When more than eight COPY operations are executed, Snowflake queues the requests until one of the existing loads has finished and resources are available. However, an additional same-size cluster will automatically be started if the warehouse is configured to use the multi-cluster feature.
Conclusion
The diagram below illustrates the Snowflake data loading best practice for cost-effective bulk loading. This approach involves the deployment of two virtual warehouses, an XSMALL warehouse for standard-size loads and a larger (in this case, a MEDIUM) sized warehouse for larger loads in which the files have been broken into chunks of between 100-250MB.
The XSMALL size warehouse is used for 80-90% of data loads and configured to scale out using the multi-cluster feature. This virtual warehouse typically loads single data files up to 250MB, although there's no set upper limit. This approach prioritizes cost over throughput or latency.
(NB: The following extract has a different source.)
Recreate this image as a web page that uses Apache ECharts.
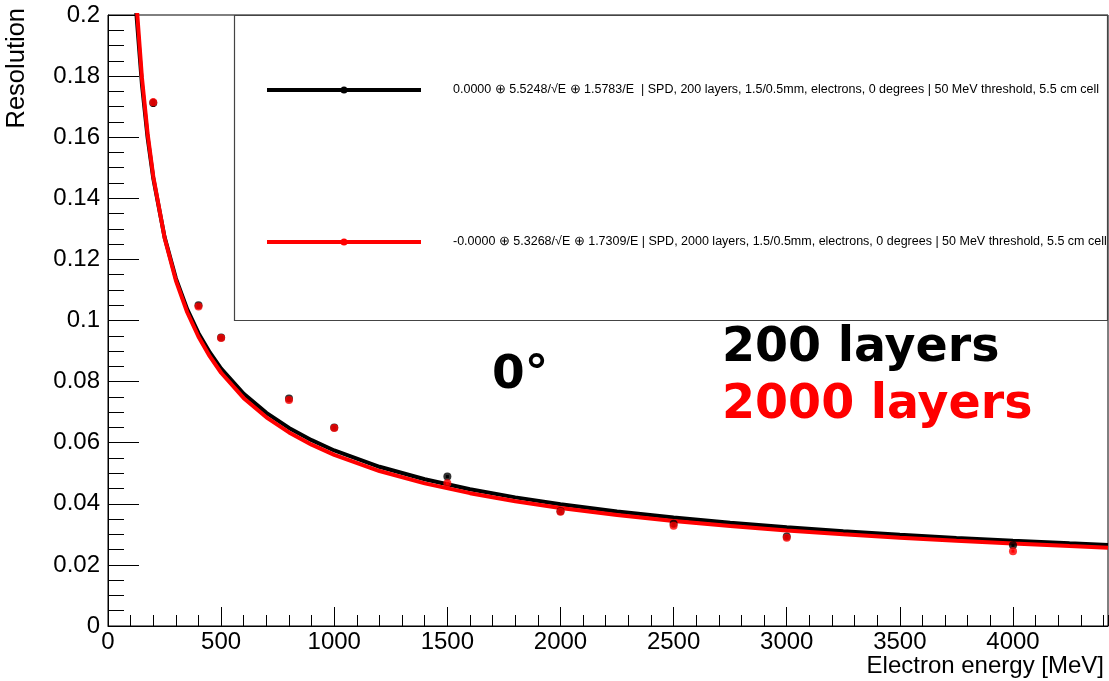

The MEDIUM-sized warehouse should also be configured for multi-cluster and can accept multiple parallel COPY INTO TABLE operations. However, this warehouse is sized for exceptionally large high volume, low latency loads. Each COPY operation on a MEDIUM-size virtual warehouse can load up to 32 files in parallel.
Using this method, every COPY operation on the entire Snowflake account uses one of the two available warehouses, which has the advantage of a simple warehouse deployment strategy which is easy to monitor and tune and automatically balances the competing requirements.
Data Loading Priorities – Revisited
I introduced the conflicting data loading priorities at the beginning of this article. We can now adjust the diagram to include the effect of concurrency.
The above diagram illustrates the underlying challenges when ingesting data into any database. We must balance the conflicting need to maximize throughput while minimizing latency and managing cost.
On Snowflake, the multi-cluster feature can be combined with dual virtual warehouses to automatically balance both these priorities while cost is automatically managed as the workload varies.